Source code of charts:
§ §
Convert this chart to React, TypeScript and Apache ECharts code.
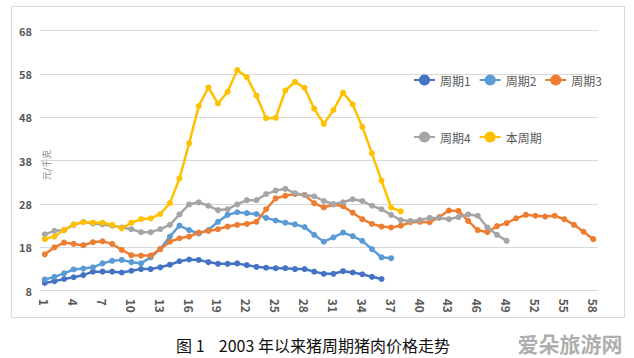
import React, { useEffect, useRef } from "react";
import * as echarts from "echarts";

const categories: string[] = Array.from({ length: 58 }, (_, i) => String(i + 1));
const yTicks = { min: 8, max: 68, interval: 10 };

const cycle1: (number | null)[] = [9.8, 10.2, 10.7, 11.1, 11.6, 12.4, 12.4, 12.4, 12.2, 12.6, 13.0, 13.0, 13.4, 14.0, 14.8, 15.2, 15.1, 14.6, 14.2, 14.2, 14.3, 13.9, 13.5, 13.3, 13.2, 13.2, 13.0, 13.0, 12.4, 11.9, 11.9, 12.5, 12.2, 11.8, 11.2, 10.7];
const cycle2: (number | null)[] = [10.6, 11.2, 12.0, 12.9, 13.1, 13.4, 14.3, 14.9, 15.1, 14.6, 14.3, 15.7, 17.6, 20.5, 23.0, 22.0, 21.2, 22.0, 23.9, 25.5, 26.1, 25.9, 25.7, 24.8, 24.2, 23.7, 23.3, 22.7, 20.9, 19.3, 20.3, 21.4, 20.6, 19.5, 17.6, 15.7, 15.5];
const cycle3: (number | null)[] = [16.4, 18.0, 19.1, 18.8, 18.5, 19.2, 19.4, 18.8, 17.4, 16.2, 16.1, 16.1, 17.6, 19.3, 20.1, 20.5, 21.4, 21.8, 22.2, 22.8, 23.2, 23.4, 23.9, 26.8, 29.3, 29.9, 30.3, 30.1, 28.2, 27.2, 27.9, 27.5, 26.0, 24.5, 23.4, 22.8, 22.6, 23.0, 23.8, 23.9, 23.8, 25.0, 26.5, 26.4, 24.1, 22.0, 21.5, 22.9, 23.6, 24.7, 25.5, 25.3, 25.1, 25.3, 24.5, 23.2, 21.6, 19.9];
const cycle4: (number | null)[] = [21.0, 21.8, 22.0, 23.2, 23.9, 23.5, 23.3, 23.0, 22.6, 22.2, 21.5, 21.5, 22.2, 23.2, 25.6, 27.9, 28.4, 27.6, 26.6, 26.8, 27.9, 28.9, 28.9, 30.3, 31.1, 31.5, 30.5, 30.1, 29.8, 28.7, 28.0, 28.4, 29.1, 28.7, 27.6, 26.8, 25.5, 24.3, 24.1, 24.3, 24.8, 24.8, 24.5, 25.0, 25.6, 25.3, 22.6, 20.9, 19.5];
const current: (number | null)[] = [19.9, 20.5, 22.0, 23.3, 23.8, 23.7, 23.7, 23.2, 22.4, 23.7, 24.5, 24.7, 25.7, 28.2, 33.9, 42.0, 50.6, 54.9, 51.2, 53.9, 58.9, 57.3, 53.0, 47.8, 47.9, 54.2, 56.2, 54.8, 50.0, 46.5, 49.7, 53.7, 51.0, 45.8, 39.7, 33.4, 27.2, 26.3];

const seriesNames = ["周期1", "周期2", "周期3", "周期4", "本周期"];
const seriesColors = ["#4472C4", "#5B9BD5", "#ED7D31", "#A5A5A5", "#FFC000"];
const seriesData = [cycle1, cycle2, cycle3, cycle4, current];

const FONT = "'Noto Sans CJK SC', 'Noto Sans', sans-serif";

export default function App() {
  const ref = useRef<HTMLDivElement>(null);
  useEffect(() => {
    if (!ref.current) return;
    const chart = echarts.init(ref.current, undefined, { renderer: "svg" });
    chart.setOption({
      animation: false,
      backgroundColor: "#ffffff",
      grid: { left: 40, right: 36, top: 30.7, bottom: 67.3, containLabel: false },
      legend: [
        {
          data: ["周期1", "周期2", "周期3"],
          left: 408,
          top: 69,
          itemWidth: 21,
          itemHeight: 14,
          itemGap: 8,
          textStyle: { color: "#595959", fontSize: 12, fontFamily: FONT },
        },
        {
          data: ["周期4", "本周期"],
          left: 408,
          top: 126,
          itemWidth: 21,
          itemHeight: 14,
          itemGap: 8,
          textStyle: { color: "#595959", fontSize: 12, fontFamily: FONT },
        },
      ],
      xAxis: {
        type: "category",
        data: categories,
        boundaryGap: true,
        axisLine: { show: true, lineStyle: { color: "#d9d9d9" } },
        axisTick: { show: false },
        axisLabel: {
          interval: 2,
          rotate: -90,
          margin: 8,
          color: "#595959",
          fontSize: 12,
          fontWeight: "bold",
          fontFamily: FONT,
        },
      },
      yAxis: {
        type: "value",
        min: yTicks.min,
        max: yTicks.max,
        interval: yTicks.interval,
        axisLine: { show: false },
        axisTick: { show: false },
        axisLabel: { color: "#595959", fontSize: 11, fontWeight: "bold", margin: 8, fontFamily: FONT },
        splitLine: { lineStyle: { color: "#d9d9d9", width: 1 } },
      },
      series: seriesNames.map((n, i) => ({
        name: n,
        type: "line",
        data: seriesData[i],
        symbol: "circle",
        symbolSize: 6,
        color: seriesColors[i],
        lineStyle: { width: 2.5, color: seriesColors[i] },
        itemStyle: { color: seriesColors[i] },
        connectNulls: false,
      })),
      graphic: [
        {
          type: "rect",
          shape: { x: 11.5, y: 6.5, width: 613, height: 311 },
          style: { fill: "none", stroke: "#d9d9d9", lineWidth: 1 },
          z: -1,
        },
        {
          type: "text",
          x: 46,
          y: 165,
          rotation: Math.PI / 2,
          style: {
            text: "元/千克",
            fill: "#8c8c8c",
            fontSize: 9,
            fontFamily: FONT,
            align: "center",
            verticalAlign: "middle",
          },
        },
        {
          type: "text",
          x: 313,
          y: 345,
          style: {
            text: "图 1    2003 年以来猪周期猪肉价格走势",
            fill: "#111111",
            fontSize: 16,
            fontFamily: FONT,
            align: "center",
            verticalAlign: "middle",
          },
        },
        {
          type: "text",
          x: 570,
          y: 343,
          style: {
            text: "爱朵旅游网",
            fill: "#a0a0a0",
            fontSize: 21,
            fontWeight: "bold",
            fontFamily: FONT,
            align: "center",
            verticalAlign: "middle",
            opacity: 0.85,
          },
        },
      ],
    });
    return () => chart.dispose();
  }, []);
  return (
    <div
      ref={ref}
      style={{ position: "fixed", left: 0, top: 0, width: 634, height: 358, background: "#fff" }}
    />
  );
}
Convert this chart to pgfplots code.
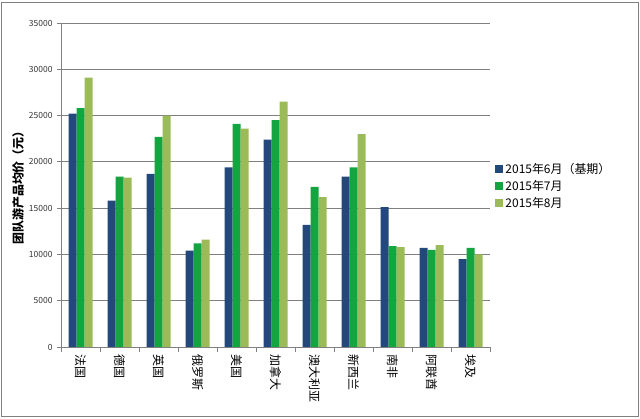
\documentclass[border=0pt]{standalone}
\usepackage{pgfplots}
\pgfplotsset{compat=1.18}
\usepackage{fontspec}
\setmainfont{Noto Sans CJK SC}
\definecolor{cblue}{RGB}{34,72,124}
\definecolor{cgreen}{RGB}{18,165,64}
\definecolor{colive}{RGB}{155,187,89}
\definecolor{axgray}{RGB}{128,128,128}
\begin{document}
\begin{tikzpicture}
\useasboundingbox (0,0) rectangle (640bp,419bp);
\draw[axgray,line width=0.8bp] (1.5bp,2.5bp) rectangle (638bp,417bp);
\begin{axis}[
  at={(61bp,72bp)}, anchor=south west,
  scale only axis, width=429bp, height=324bp,
  ybar=0pt, bar width=8bp,
  xmin=-0.5, xmax=10.5, ymin=0, ymax=35000,
  axis x line*=bottom, axis y line*=left,
  axis line style={axgray, line width=0.8bp},
  xtick={0,...,10},
  xticklabels={法国,德国,英国,俄罗斯,美国,加拿大,澳大利亚,新西兰,南非,阿联酋,埃及},
  major x tick style={draw=none},
  minor xtick={-0.5,0.5,...,10.5},
  minor x tick style={axgray, line width=0.8bp},
  tick align=outside,
  minor tick length=5bp,
  major tick length=4bp,
  ytick={0,5000,...,35000},
  y tick style={axgray, line width=0.8bp},
  ymajorgrids, major grid style={axgray, line width=0.8bp},
  scaled y ticks=false,
  /pgf/number format/1000 sep={},
  /pgf/number format/assume math mode=true,
  yticklabel style={font=\fontsize{8.5}{10}\selectfont, text=black!80, xshift=-1bp},
  xticklabel style={font=\fontsize{12}{13}\selectfont, rotate=-90, anchor=west, xshift=0bp, yshift=0bp},
  ylabel={\bfseries 团队游产品均价（元）},
  ylabel style={font=\fontsize{12}{13}\selectfont\bfseries, at={(-43bp,0.5)}, anchor=center, rotate=0},
  legend style={draw=none, at={(1.01,0.497)}, anchor=west, font=\fontsize{12}{13}\selectfont, row sep=1.5bp, inner sep=1bp, legend cell align=left},
  legend image code/.code={\fill[#1] (0bp,-4bp) rectangle (8bp,4bp);},
]
\addplot[fill=cblue, draw=none] coordinates {(0,25200) (1,15800) (2,18700) (3,10400) (4,19400) (5,22400) (6,13200) (7,18400) (8,15100) (9,10700) (10,9500)};
\addplot[fill=cgreen, draw=none] coordinates {(0,25800) (1,18400) (2,22700) (3,11200) (4,24100) (5,24500) (6,17300) (7,19400) (8,10900) (9,10500) (10,10700)};
\addplot[fill=colive, draw=none] coordinates {(0,29100) (1,18300) (2,25000) (3,11600) (4,23600) (5,26500) (6,16200) (7,23000) (8,10800) (9,11000) (10,10000)};
\legend{2015年6月（基期）,2015年7月,2015年8月}
\end{axis}
\end{tikzpicture}
\end{document}
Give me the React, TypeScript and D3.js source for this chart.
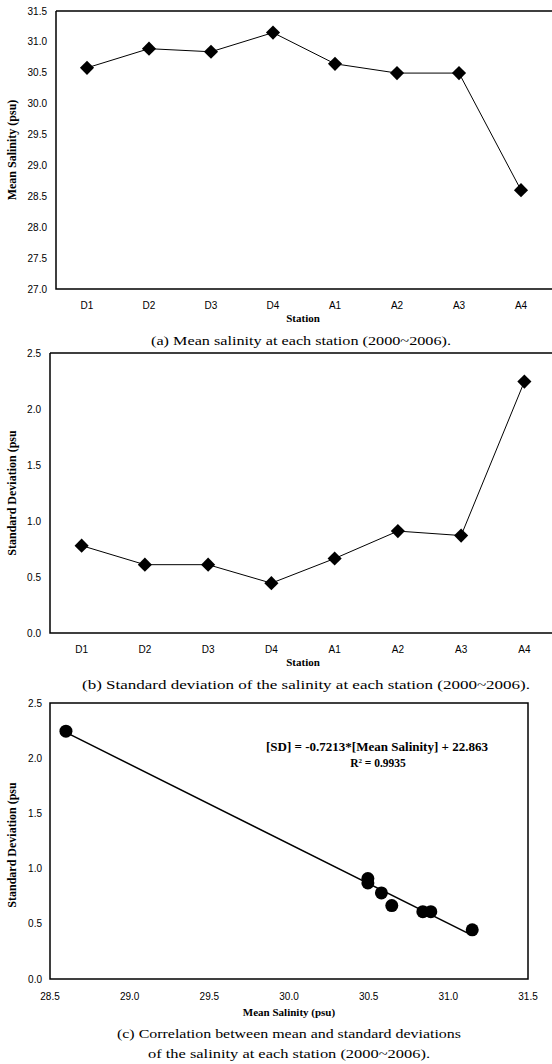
import React from "react";
import * as d3 from "d3";

const stations = ["D1", "D2", "D3", "D4", "A1", "A2", "A3", "A4"];
const meanSalinity = [30.58, 30.89, 30.84, 31.15, 30.645, 30.495, 30.495, 28.6];
const stdDev = [0.78, 0.61, 0.61, 0.445, 0.665, 0.91, 0.87, 2.245];
const meanTicks = [27.0, 27.5, 28.0, 28.5, 29.0, 29.5, 30.0, 30.5, 31.0, 31.5];
const sdTicks = [0.0, 0.5, 1.0, 1.5, 2.0, 2.5];
const salTicksC = [28.5, 29.0, 29.5, 30.0, 30.5, 31.0, 31.5];
const regSlope = -0.7213;
const regIntercept = 22.863;
const captions = [
  "(a) Mean salinity at each station (2000~2006).",
  "(b) Standard deviation of the salinity at each station (2000~2006).",
  "(c) Correlation between mean and standard deviations",
  "of the salinity at each station (2000~2006).",
];

const SANS = "'Liberation Sans', Arial, sans-serif";
const SERIF = "'Liberation Serif', 'Times New Roman', serif";
const CAP = "'Liberation Serif', 'Times New Roman', serif";

const diamond = d3.symbol().type(d3.symbolSquare).size(100)();

function LinePanel({ values, ticks, domain, top, bottom, left, right, yTitle, fmt }: any) {
  const x = d3.scaleBand().domain(stations).range([left, right]);
  const y = d3.scaleLinear().domain(domain).range([bottom, top]);
  const line = d3
    .line<number>()
    .x((_, i) => (x(stations[i]) as number) + x.bandwidth() / 2)
    .y((v) => y(v));
  return (
    <g>
      <path d={`M${left},${top}H${right}M${left},${top}V${bottom}H${right}`} fill="none" stroke="#000" strokeWidth={1.5} />
      {ticks.map((t: number) => (
        <text key={t} x={left - 9} y={y(t)} dy="0.35em" textAnchor="end" fontFamily={SANS} fontSize={10}>
          {fmt(t)}
        </text>
      ))}
      {stations.map((s) => (
        <text key={s} x={(x(s) as number) + x.bandwidth() / 2} y={bottom + 20} textAnchor="middle" fontFamily={SANS} fontSize={10}>
          {s}
        </text>
      ))}
      <path d={line(values) as string} fill="none" stroke="#000" strokeWidth={1} />
      {values.map((v: number, i: number) => (
        <path
          key={i}
          d={diamond as string}
          transform={`translate(${(x(stations[i]) as number) + x.bandwidth() / 2},${y(v)}) rotate(45)`}
          fill="#000"
        />
      ))}
      <text
        transform={`translate(16,${(top + bottom) / 2}) rotate(-90)`}
        textAnchor="middle"
        fontFamily={SERIF}
        fontWeight="bold"
        fontSize={12}
      >
        {yTitle}
      </text>
      <text x={303} y={bottom + 33} textAnchor="middle" fontFamily={SERIF} fontWeight="bold" fontSize={11}>
        Station
      </text>
    </g>
  );
}

export default function App() {
  const cl = 50, cr = 528, ct = 703, cb = 979;
  const xc = d3.scaleLinear().domain([28.5, 31.5]).range([cl, cr]);
  const yc = d3.scaleLinear().domain([0, 2.5]).range([cb, ct]);
  const ext = d3.extent(meanSalinity) as [number, number];
  const reg = d3
    .line<number>()
    .x((m) => xc(m))
    .y((m) => yc(regSlope * m + regIntercept));

  return (
    <svg width={552} height={1064} style={{ position: "absolute", left: 0, top: 0, background: "#fff" }}>
      <rect width={552} height={1064} fill="#fff" />
      <LinePanel
        values={meanSalinity}
        ticks={meanTicks}
        domain={[27, 31.5]}
        top={11}
        bottom={289}
        left={56}
        right={552}
        yTitle="Mean Salinity (psu)"
        fmt={(t: number) => t.toFixed(1)}
      />
      <text x={301} y={345} textAnchor="middle" fontFamily={CAP} fontSize={13.5} textLength={300} lengthAdjust="spacingAndGlyphs">
        {captions[0]}
      </text>
      <LinePanel
        values={stdDev}
        ticks={sdTicks}
        domain={[0, 2.5]}
        top={353}
        bottom={633}
        left={50}
        right={556}
        yTitle="Standard Deviation (psu"
        fmt={(t: number) => t.toFixed(1)}
      />
      <text x={306} y={689} textAnchor="middle" fontFamily={CAP} fontSize={13.5} textLength={448} lengthAdjust="spacingAndGlyphs">
        {captions[1]}
      </text>

      <rect x={cl} y={ct} width={cr - cl} height={cb - ct} fill="none" stroke="#000" strokeWidth={1.5} />
      {sdTicks.map((t) => (
        <text key={t} x={cl - 8} y={yc(t)} dy="0.35em" textAnchor="end" fontFamily={SANS} fontSize={10}>
          {t.toFixed(1)}
        </text>
      ))}
      {salTicksC.map((t) => (
        <text key={t} x={xc(t)} y={cb + 21} textAnchor="middle" fontFamily={SANS} fontSize={10}>
          {t.toFixed(1)}
        </text>
      ))}
      <path d={reg(ext) as string} fill="none" stroke="#000" strokeWidth={1.5} />
      {meanSalinity.map((m, i) => (
        <circle key={i} cx={xc(m)} cy={yc(stdDev[i])} r={6.5} fill="#000" />
      ))}
      <text x={377} y={751} textAnchor="middle" fontFamily={SERIF} fontWeight="bold" fontSize={11.5} textLength={222} lengthAdjust="spacingAndGlyphs">
        [SD] = -0.7213*[Mean Salinity] + 22.863
      </text>
      <text x={378} y={767} textAnchor="middle" fontFamily={SERIF} fontWeight="bold" fontSize={11.5}>
        R<tspan dy={-4} fontSize={7}>2</tspan>
        <tspan dy={4}> = 0.9935</tspan>
      </text>
      <text
        transform={`translate(16,${(ct + cb) / 2 + 4}) rotate(-90)`}
        textAnchor="middle"
        fontFamily={SERIF}
        fontWeight="bold"
        fontSize={12}
      >
        Standard Deviation (psu
      </text>
      <text x={289} y={1016} textAnchor="middle" fontFamily={SERIF} fontWeight="bold" fontSize={11}>
        Mean Salinity (psu)
      </text>
      <text x={289} y={1038} textAnchor="middle" fontFamily={CAP} fontSize={13.5} textLength={344} lengthAdjust="spacingAndGlyphs">
        {captions[2]}
      </text>
      <text x={289} y={1058} textAnchor="middle" fontFamily={CAP} fontSize={13.5} textLength={282} lengthAdjust="spacingAndGlyphs">
        {captions[3]}
      </text>
    </svg>
  );
}
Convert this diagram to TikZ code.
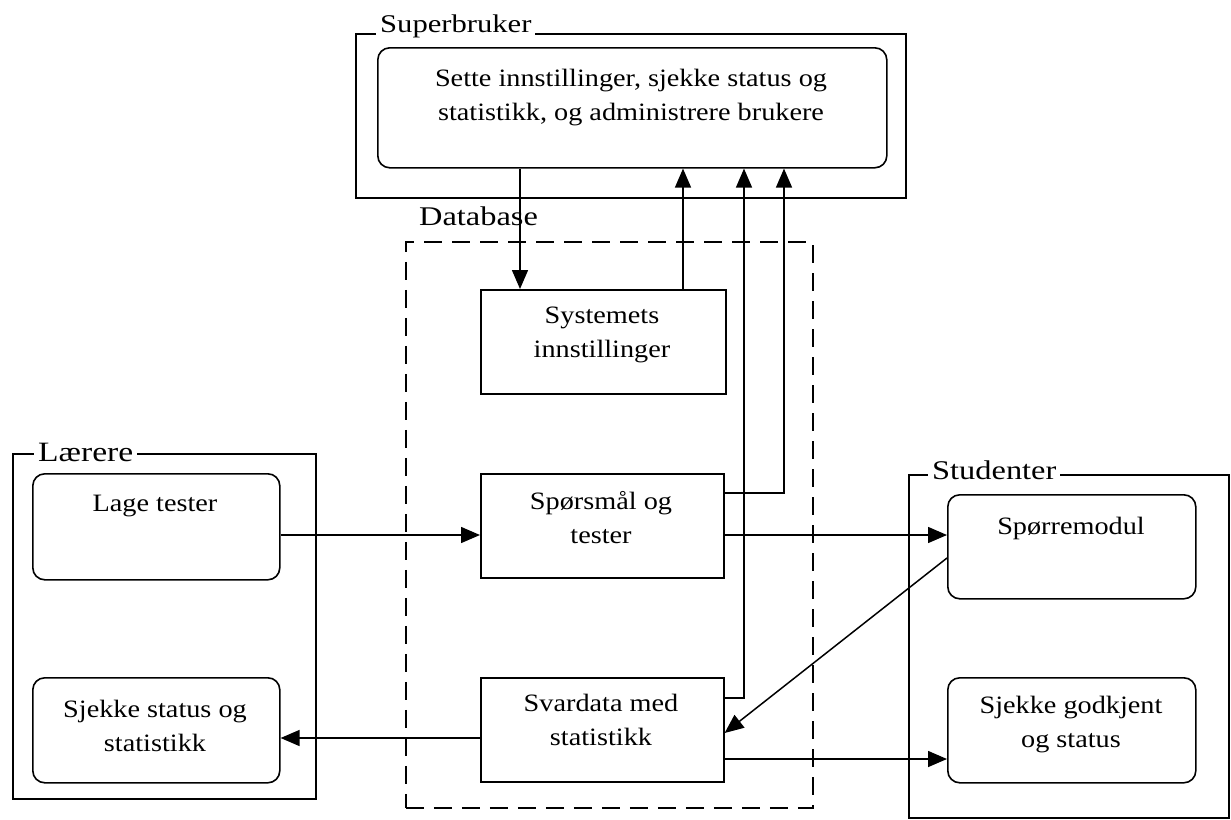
§ §
◆ What is asked
Return only the lines running from the top of the data to the line that holds "68, interval: 10". Include both of those lines, but skip the pictures.

◆ Result below
Convert this chart to React, TypeScript and Apache ECharts code.
import React, { useEffect, useRef } from "react";
import * as echarts from "echarts";

const categories: string[] = Array.from({ length: 58 }, (_, i) => String(i + 1));
const yTicks = { min: 8, max: 68, interval: 10 };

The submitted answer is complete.